I longed (and still long) to make Art with a capital ‘A’. But admitting that has always felt a bit embarrassing or pretentious in some way. Our culture tells us over and over again that practicality is king and that art as a hobby is lovely and mildly interesting, but art as a job is unrealistic and not worth the risk. And also, you have to be a rare genius to succeed as an artist, so if you say out loud that you are pursuing art with a capital ‘A’, the “Who do you think you are?” voices (external OR internal) pipe up.
I didn’t worry about these things at all when I was young; I had huge aspirations and I trained seriously for a career in dance, believing that it was not only a possibility, but a sure thing as long as I worked really hard for it.
Alas, I was wrong - it was not a sure thing (shocking, I know!) And when that reality hit, I was heartbroken, but young and resilient, and I just thought - ok keep moving forward, don’t look back. Art is no longer the path, that’s over for you, so find other ways to live your life. And I did.
And I'm grateful to say that I’ve loved my life all along. But I didn’t realize that the hole left there, in my heart, would refuse to be filled with other stuff. In fact, as I type this, maybe it wasn’t really a hole. Maybe it was a part of my heart that did not die as I thought it did with the loss of dance, but rather, was shut behind a big heavy door while I tried to pretend it didn’t exist anymore.
Cut to 25 years later, and it’s still scratching at the damn door. (Sounds haunting, right? It is!)
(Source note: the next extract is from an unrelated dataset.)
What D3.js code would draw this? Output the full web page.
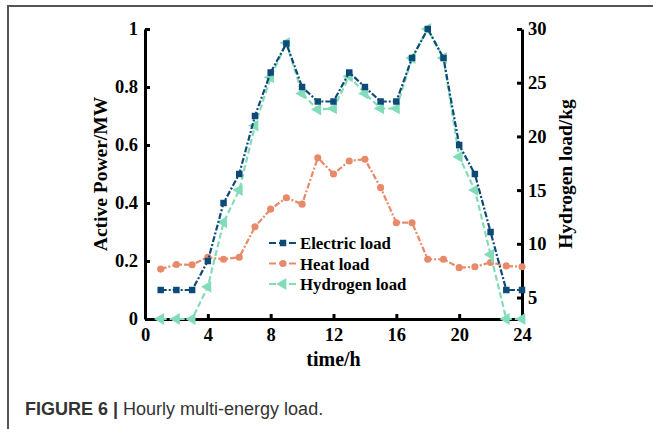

In recent years, I’ve decided to quiet my inner critics (the whole posse of them) and to allow myself to believe again. It’s so much harder than it was as a teenager to believe that a) it’s even possible to create art with a capital ‘A’ and b) it’s reasonable to pursue art. As a person in her 40s, though, I also realize that if the scratching at the door/the longing to make art hasn’t gone away by now, it never will and the only thing to do is to get over all the mental & emotional ick, and to get to work.
So that’s what I’m up to now. Not that you asked ;)
More about this whole artsy adventure, coming soon.